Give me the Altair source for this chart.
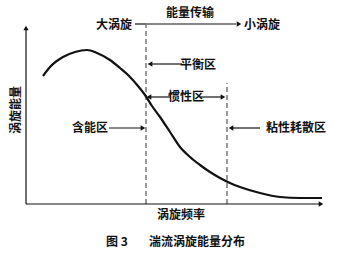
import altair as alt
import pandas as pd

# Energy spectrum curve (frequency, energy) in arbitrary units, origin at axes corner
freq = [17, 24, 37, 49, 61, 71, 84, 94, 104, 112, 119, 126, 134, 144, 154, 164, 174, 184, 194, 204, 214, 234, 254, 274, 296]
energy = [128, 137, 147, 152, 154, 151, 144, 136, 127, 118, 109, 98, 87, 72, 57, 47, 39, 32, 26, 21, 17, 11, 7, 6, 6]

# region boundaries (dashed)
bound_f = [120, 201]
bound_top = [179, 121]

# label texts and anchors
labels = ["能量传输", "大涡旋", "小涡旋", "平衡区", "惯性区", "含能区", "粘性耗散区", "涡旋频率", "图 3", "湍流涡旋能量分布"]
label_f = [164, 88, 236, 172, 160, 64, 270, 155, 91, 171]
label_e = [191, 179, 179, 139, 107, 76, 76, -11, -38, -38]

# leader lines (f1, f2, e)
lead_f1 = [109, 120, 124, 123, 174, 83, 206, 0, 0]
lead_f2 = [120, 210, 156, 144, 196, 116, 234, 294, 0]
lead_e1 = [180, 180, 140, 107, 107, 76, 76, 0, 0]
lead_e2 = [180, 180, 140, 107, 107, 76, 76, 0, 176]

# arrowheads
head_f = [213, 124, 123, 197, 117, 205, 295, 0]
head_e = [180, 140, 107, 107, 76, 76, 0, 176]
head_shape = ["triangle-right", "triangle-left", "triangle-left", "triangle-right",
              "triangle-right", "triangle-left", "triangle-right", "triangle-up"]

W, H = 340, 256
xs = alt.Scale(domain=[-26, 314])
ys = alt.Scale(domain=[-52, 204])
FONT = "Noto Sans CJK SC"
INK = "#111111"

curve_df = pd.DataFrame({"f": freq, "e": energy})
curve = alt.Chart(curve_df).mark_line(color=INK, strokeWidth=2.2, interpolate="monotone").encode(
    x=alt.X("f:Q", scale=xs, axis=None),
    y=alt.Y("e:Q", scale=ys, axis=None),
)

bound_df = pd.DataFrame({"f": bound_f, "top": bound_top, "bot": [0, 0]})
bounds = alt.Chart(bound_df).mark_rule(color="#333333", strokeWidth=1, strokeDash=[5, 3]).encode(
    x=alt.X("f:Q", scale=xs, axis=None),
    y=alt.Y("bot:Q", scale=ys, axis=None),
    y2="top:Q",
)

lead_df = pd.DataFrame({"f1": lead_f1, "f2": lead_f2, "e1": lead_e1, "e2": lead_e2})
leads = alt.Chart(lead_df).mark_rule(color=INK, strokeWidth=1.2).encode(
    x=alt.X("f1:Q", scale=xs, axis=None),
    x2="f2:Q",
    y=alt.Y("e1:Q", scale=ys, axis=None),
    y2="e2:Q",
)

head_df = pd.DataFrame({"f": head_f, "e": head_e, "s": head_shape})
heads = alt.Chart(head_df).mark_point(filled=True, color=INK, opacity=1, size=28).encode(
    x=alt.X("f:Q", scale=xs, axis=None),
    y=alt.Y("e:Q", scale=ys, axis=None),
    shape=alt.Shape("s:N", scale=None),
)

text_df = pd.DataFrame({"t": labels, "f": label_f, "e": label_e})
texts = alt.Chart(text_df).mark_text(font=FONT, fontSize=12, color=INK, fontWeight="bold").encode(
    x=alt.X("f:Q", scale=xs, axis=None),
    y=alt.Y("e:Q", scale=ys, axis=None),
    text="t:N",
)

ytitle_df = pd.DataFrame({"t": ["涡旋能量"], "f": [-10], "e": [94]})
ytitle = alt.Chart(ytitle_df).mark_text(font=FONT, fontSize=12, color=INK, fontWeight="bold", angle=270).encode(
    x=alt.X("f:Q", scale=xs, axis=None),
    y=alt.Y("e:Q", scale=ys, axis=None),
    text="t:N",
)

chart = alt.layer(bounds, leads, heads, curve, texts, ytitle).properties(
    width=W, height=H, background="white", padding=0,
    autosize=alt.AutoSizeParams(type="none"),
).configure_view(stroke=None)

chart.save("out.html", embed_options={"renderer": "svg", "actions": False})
★ ★ ★
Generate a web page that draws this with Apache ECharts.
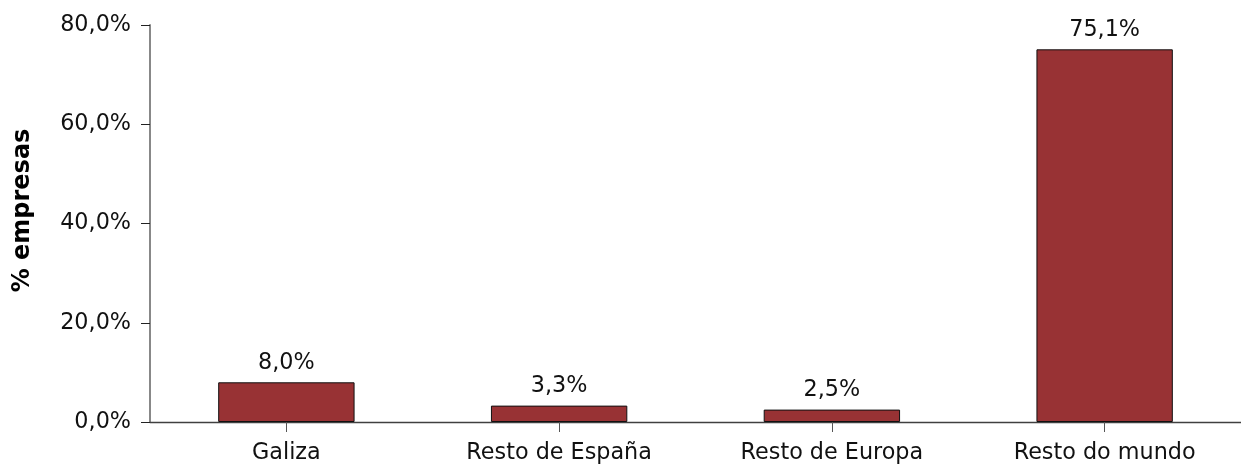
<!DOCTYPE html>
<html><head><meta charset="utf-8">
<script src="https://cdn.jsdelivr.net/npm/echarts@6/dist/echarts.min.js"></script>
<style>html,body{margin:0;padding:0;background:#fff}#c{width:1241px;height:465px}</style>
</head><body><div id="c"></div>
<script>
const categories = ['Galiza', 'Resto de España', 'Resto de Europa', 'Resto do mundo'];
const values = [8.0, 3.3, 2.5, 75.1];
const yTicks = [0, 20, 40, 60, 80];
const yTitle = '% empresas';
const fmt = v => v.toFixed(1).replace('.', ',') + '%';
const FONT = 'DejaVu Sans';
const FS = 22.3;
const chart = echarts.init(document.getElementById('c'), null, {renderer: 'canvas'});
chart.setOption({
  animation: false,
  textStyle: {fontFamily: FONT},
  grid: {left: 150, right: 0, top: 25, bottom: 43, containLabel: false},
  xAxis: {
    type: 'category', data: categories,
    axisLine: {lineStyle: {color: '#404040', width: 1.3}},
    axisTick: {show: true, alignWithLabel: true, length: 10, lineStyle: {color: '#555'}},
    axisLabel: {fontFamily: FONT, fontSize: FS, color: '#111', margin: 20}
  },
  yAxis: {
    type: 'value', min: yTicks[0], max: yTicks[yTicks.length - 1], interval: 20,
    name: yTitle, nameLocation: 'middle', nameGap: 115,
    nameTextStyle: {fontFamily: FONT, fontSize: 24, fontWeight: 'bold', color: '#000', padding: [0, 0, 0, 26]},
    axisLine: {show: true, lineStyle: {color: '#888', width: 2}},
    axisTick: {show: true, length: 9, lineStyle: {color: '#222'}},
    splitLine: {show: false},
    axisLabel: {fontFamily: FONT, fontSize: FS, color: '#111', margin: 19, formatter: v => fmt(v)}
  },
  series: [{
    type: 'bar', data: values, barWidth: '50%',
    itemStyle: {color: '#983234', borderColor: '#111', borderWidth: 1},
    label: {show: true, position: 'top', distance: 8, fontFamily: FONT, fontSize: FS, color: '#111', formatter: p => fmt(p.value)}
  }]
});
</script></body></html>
★ ★ ★
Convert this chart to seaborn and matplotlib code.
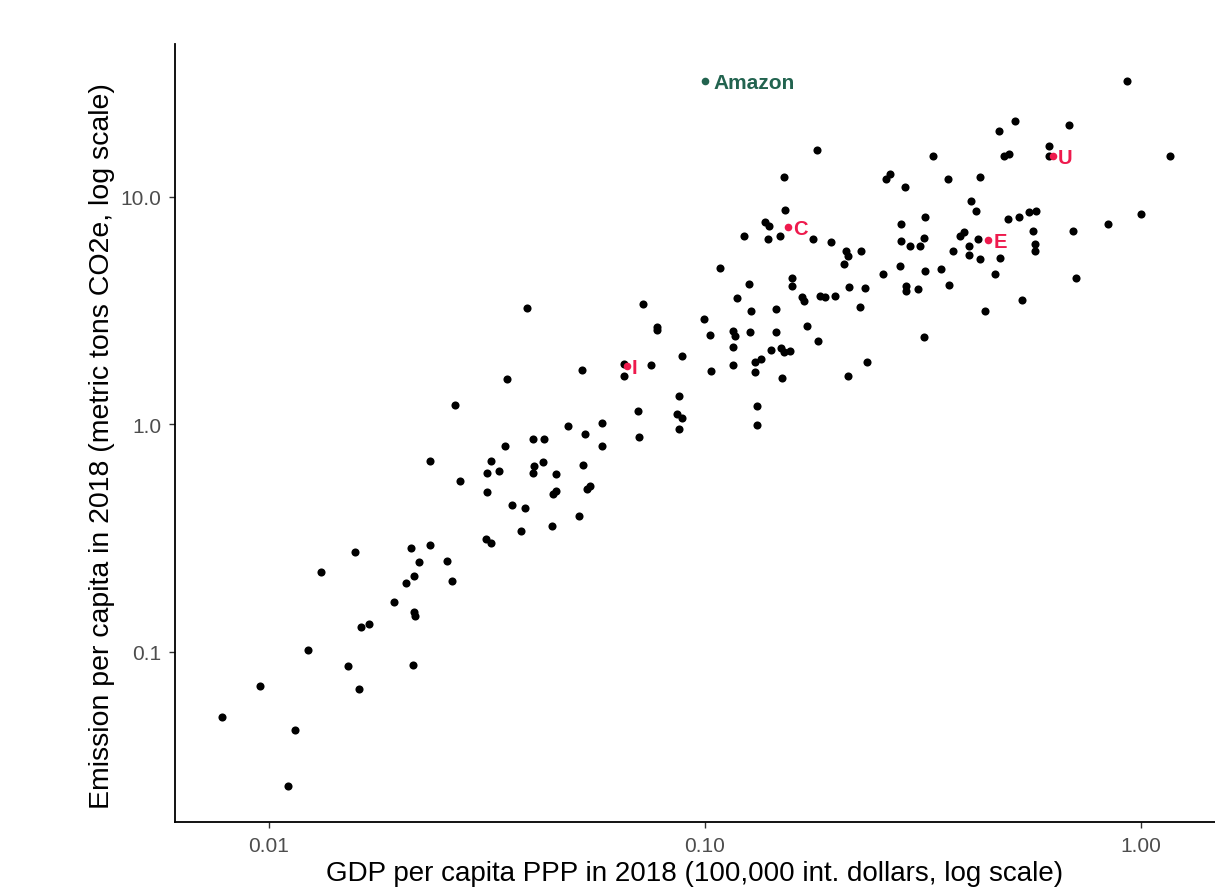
★ ★ ★
- **Short problem**:
Pictures do not belong in the copy. Reproduce exactly the lines from the one with "Give me the Altair source for this chart." to the one with "bound_top = [179, 121]", both lines included.

- **Answer to the exercise**:
Give me the Altair source for this chart.
import altair as alt
import pandas as pd

# Energy spectrum curve (frequency, energy) in arbitrary units, origin at axes corner
freq = [17, 24, 37, 49, 61, 71, 84, 94, 104, 112, 119, 126, 134, 144, 154, 164, 174, 184, 194, 204, 214, 234, 254, 274, 296]
energy = [128, 137, 147, 152, 154, 151, 144, 136, 127, 118, 109, 98, 87, 72, 57, 47, 39, 32, 26, 21, 17, 11, 7, 6, 6]

# region boundaries (dashed)
bound_f = [120, 201]
bound_top = [179, 121]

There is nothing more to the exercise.